▶ **EXERCISE**
Copy every line from the data below in which the string "this" can be found.

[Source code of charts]
>> START
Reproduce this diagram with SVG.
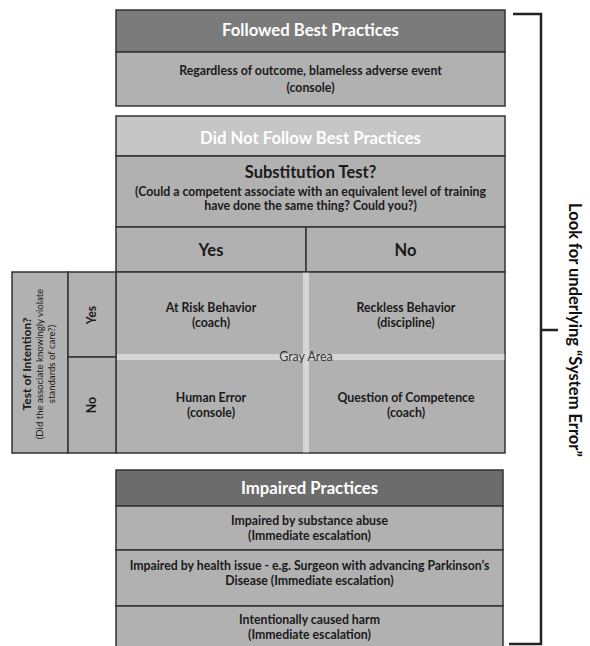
<svg xmlns="http://www.w3.org/2000/svg" width="590" height="646" viewBox="0 0 590 646">
<style>
text{font-family:Lato,"Open Sans","Liberation Sans",sans-serif;text-anchor:middle}
.box{stroke:#333;stroke-width:1.5}
.hd1{fill:#7b7b7b}
.hd2{fill:#c6c6c6}
.hd3{fill:#6c6c6c}
.bd{fill:#b1b1b1}
.wt{fill:#fff;font-weight:bold;font-size:16.7px}
.bt{fill:#1a1a1a;font-weight:bold;font-size:12.3px}
.bh{fill:#1a1a1a;font-weight:bold;font-size:16.5px}
.br{stroke:#222;stroke-width:2.5;fill:none}
</style>
<rect width="590" height="646" fill="#fff"/>
<g id="followed">
<rect class="box hd1" x="116" y="10" width="389" height="42"/>
<rect class="box bd" x="116" y="52" width="389" height="54"/>
<text class="wt" x="310.5" y="36">Followed Best Practices</text>
<text class="bt" x="310.5" y="75">Regardless of outcome, blameless adverse event</text>
<text class="bt" x="310.5" y="92">(console)</text>
</g>
<g id="notfollowed">
<rect class="box hd2" x="116" y="116" width="389" height="40"/>
<text class="wt" x="310.5" y="144">Did Not Follow Best Practices</text>
<rect class="box bd" x="116" y="156" width="389" height="71"/>
<text class="bh" x="310.5" y="178">Substitution Test?</text>
<text class="bt" x="310.5" y="196">(Could a competent associate with an equivalent level of training</text>
<text class="bt" x="310.5" y="210">have done the same thing? Could you?)</text>
</g>
<g id="subyes">
<rect class="box bd" x="116" y="227" width="190" height="45"/>
<text class="bh" x="211" y="256">Yes</text>
</g>
<g id="subno">
<rect class="box bd" x="306" y="227" width="199" height="45"/>
<text class="bh" x="405.5" y="256">No</text>
</g>
<g id="grid">
<rect class="box bd" x="116" y="272" width="389" height="181"/>
<rect x="303" y="272.8" width="6" height="179.5" fill="#d6d6d6"/>
<rect x="116.8" y="354" width="387.5" height="6" fill="#d6d6d6"/>
</g>
<g id="atrisk">
<text class="bt" x="211" y="312">At Risk Behavior</text>
<text class="bt" x="211" y="327">(coach)</text>
</g>
<g id="reckless">
<text class="bt" x="406" y="312">Reckless Behavior</text>
<text class="bt" x="406" y="327">(discipline)</text>
</g>
<g id="humanerror">
<text class="bt" x="211" y="402">Human Error</text>
<text class="bt" x="211" y="417">(console)</text>
</g>
<g id="competence">
<text class="bt" x="406" y="402">Question of Competence</text>
<text class="bt" x="406" y="417">(coach)</text>
</g>
<g id="grayarea">
<text x="306" y="361" font-size="12.4" fill="#333">Gray Area</text>
</g>
<g id="intention">
<rect class="box bd" x="12" y="272" width="56" height="181"/>
<text transform="translate(31,364) rotate(-90)" font-size="12" font-weight="bold" fill="#1a1a1a">Test of Intention?</text>
<text transform="translate(43,364) rotate(-90)" font-size="9.6" fill="#1a1a1a">(Did the associate knowingly violate</text>
<text transform="translate(55,364) rotate(-90)" font-size="9.6" fill="#1a1a1a">standards of care?)</text>
</g>
<g id="intyes">
<rect class="box bd" x="68" y="272" width="48" height="85"/>
<text transform="translate(96,315) rotate(-90)" class="bt" font-size="12.5">Yes</text>
</g>
<g id="intno">
<rect class="box bd" x="68" y="357" width="48" height="96"/>
<text transform="translate(96,405) rotate(-90)" class="bt" font-size="12.5">No</text>
</g>
<g id="impaired">
<rect class="box hd3" x="116" y="470" width="387" height="36"/>
<text class="wt" x="309.5" y="494">Impaired Practices</text>
<rect class="box bd" x="116" y="506" width="387" height="44"/>
<text class="bt" x="309.5" y="525">Impaired by substance abuse</text>
<text class="bt" x="309.5" y="540">(Immediate escalation)</text>
<rect class="box bd" x="116" y="550" width="387" height="56"/>
<text class="bt" x="309.5" y="570">Impaired by health issue - e.g. Surgeon with advancing Parkinson’s</text>
<text class="bt" x="309.5" y="585">Disease (Immediate escalation)</text>
<rect class="box bd" x="116" y="606" width="387" height="44"/>
<text class="bt" x="309.5" y="624">Intentionally caused harm</text>
<text class="bt" x="309.5" y="639">(Immediate escalation)</text>
</g>
<g id="connectors">
<path class="br" d="M513 14 H541 V644 H509"/>
<path class="br" d="M541 330 H558" stroke-width="1.5"/>
</g>
<g id="systemerror">
<text transform="translate(569,330) rotate(90)" font-size="16.5" font-weight="bold" fill="#111">Look for underlying “System Error”</text>
</g>
</svg>
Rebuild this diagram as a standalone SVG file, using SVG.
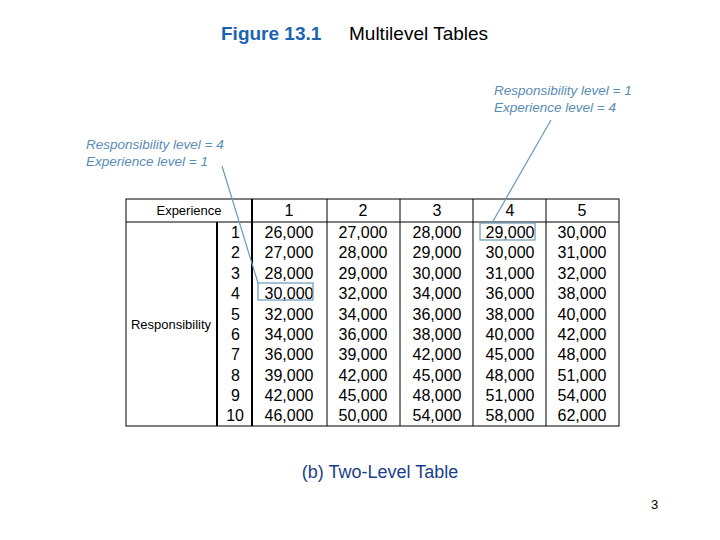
<svg xmlns="http://www.w3.org/2000/svg" width="720" height="540" viewBox="0 0 720 540">
<style>
text{font-family:"Liberation Sans",Arial,sans-serif}
.c{font-size:16px;text-anchor:middle;fill:#000}
.r{font-size:16px;text-anchor:end;fill:#000}
.note{font-size:13.5px;font-style:italic;fill:#5a8db5}
.g{stroke:#000;stroke-width:1;fill:none}
.t{stroke:#000;stroke-width:2;fill:none}
.hl{stroke:#6a9ab8;stroke-width:1.2;fill:none}
</style>
<rect width="720" height="540" fill="#fff"/>
<text x="221" y="40" font-size="19" font-weight="bold" fill="#1c64b0">Figure 13.1</text>
<text x="349" y="40" font-size="19" fill="#000">Multilevel Tables</text>
<g id="note-right"><text class="note" x="494" y="95">Responsibility level = 1</text><text class="note" x="494" y="112">Experience level = 4</text></g>
<g id="note-left"><text class="note" x="86" y="149">Responsibility level = 4</text><text class="note" x="86" y="166">Experience level = 1</text></g>
<g id="table">
<rect class="g" x="126" y="199" width="493" height="227"/>
<line class="g" x1="126" y1="222" x2="619" y2="222"/>
<line class="t" x1="252" y1="199" x2="252" y2="426"/>
<line class="t" x1="217" y1="222" x2="217" y2="426"/>
<line class="g" x1="327" y1="199" x2="327" y2="426"/>
<line class="g" x1="400" y1="199" x2="400" y2="426"/>
<line class="g" x1="473" y1="199" x2="473" y2="426"/>
<line class="g" x1="546" y1="199" x2="546" y2="426"/>
<text x="189" y="215" font-size="13" text-anchor="middle">Experience</text>
<text x="171" y="329" font-size="13" text-anchor="middle">Responsibility</text>
<g>
<text x="289" y="216" class="c">1</text><text x="363" y="216" class="c">2</text><text x="437" y="216" class="c">3</text><text x="510" y="216" class="c">4</text><text x="582" y="216" class="c">5</text>
</g>
<g>
<text class="r" x="240" y="238">1</text><text class="r" x="240" y="258">2</text><text class="r" x="240" y="279">3</text><text class="r" x="240" y="299">4</text><text class="r" x="240" y="320">5</text><text class="r" x="240" y="340">6</text><text class="r" x="240" y="360">7</text><text class="r" x="240" y="381">8</text><text class="r" x="240" y="401">9</text><text class="r" x="244" y="421">10</text>
</g>
<g>
<text class="c" x="289" y="238">26,000</text><text class="c" x="289" y="258">27,000</text><text class="c" x="289" y="279">28,000</text><text class="c" x="289" y="299">30,000</text><text class="c" x="289" y="320">32,000</text><text class="c" x="289" y="340">34,000</text><text class="c" x="289" y="360">36,000</text><text class="c" x="289" y="381">39,000</text><text class="c" x="289" y="401">42,000</text><text class="c" x="289" y="421">46,000</text>
<text class="c" x="363" y="238">27,000</text><text class="c" x="363" y="258">28,000</text><text class="c" x="363" y="279">29,000</text><text class="c" x="363" y="299">32,000</text><text class="c" x="363" y="320">34,000</text><text class="c" x="363" y="340">36,000</text><text class="c" x="363" y="360">39,000</text><text class="c" x="363" y="381">42,000</text><text class="c" x="363" y="401">45,000</text><text class="c" x="363" y="421">50,000</text>
<text class="c" x="437" y="238">28,000</text><text class="c" x="437" y="258">29,000</text><text class="c" x="437" y="279">30,000</text><text class="c" x="437" y="299">34,000</text><text class="c" x="437" y="320">36,000</text><text class="c" x="437" y="340">38,000</text><text class="c" x="437" y="360">42,000</text><text class="c" x="437" y="381">45,000</text><text class="c" x="437" y="401">48,000</text><text class="c" x="437" y="421">54,000</text>
<text class="c" x="510" y="238">29,000</text><text class="c" x="510" y="258">30,000</text><text class="c" x="510" y="279">31,000</text><text class="c" x="510" y="299">36,000</text><text class="c" x="510" y="320">38,000</text><text class="c" x="510" y="340">40,000</text><text class="c" x="510" y="360">45,000</text><text class="c" x="510" y="381">48,000</text><text class="c" x="510" y="401">51,000</text><text class="c" x="510" y="421">58,000</text>
<text class="c" x="582" y="238">30,000</text><text class="c" x="582" y="258">31,000</text><text class="c" x="582" y="279">32,000</text><text class="c" x="582" y="299">38,000</text><text class="c" x="582" y="320">40,000</text><text class="c" x="582" y="340">42,000</text><text class="c" x="582" y="360">48,000</text><text class="c" x="582" y="381">51,000</text><text class="c" x="582" y="401">54,000</text><text class="c" x="582" y="421">62,000</text>
</g>
</g>
<g id="connectors">
<rect class="hl" x="258" y="283" width="55" height="17"/>
<rect class="hl" x="480" y="223" width="55" height="17"/>
<line class="hl" x1="222" y1="166" x2="258" y2="283"/>
<line class="hl" x1="551" y1="120" x2="492" y2="223"/>
</g>
<text x="380" y="478" font-size="18" text-anchor="middle" fill="#1a3f8a">(b) Two-Level Table</text>
<text x="651" y="509" font-size="13" fill="#000">3</text>
</svg>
>> END
▶ **ANSWER TO THE PROBLEM**
Reproduce this diagram with SVG.
Rebuild this diagram as a standalone SVG file, using SVG.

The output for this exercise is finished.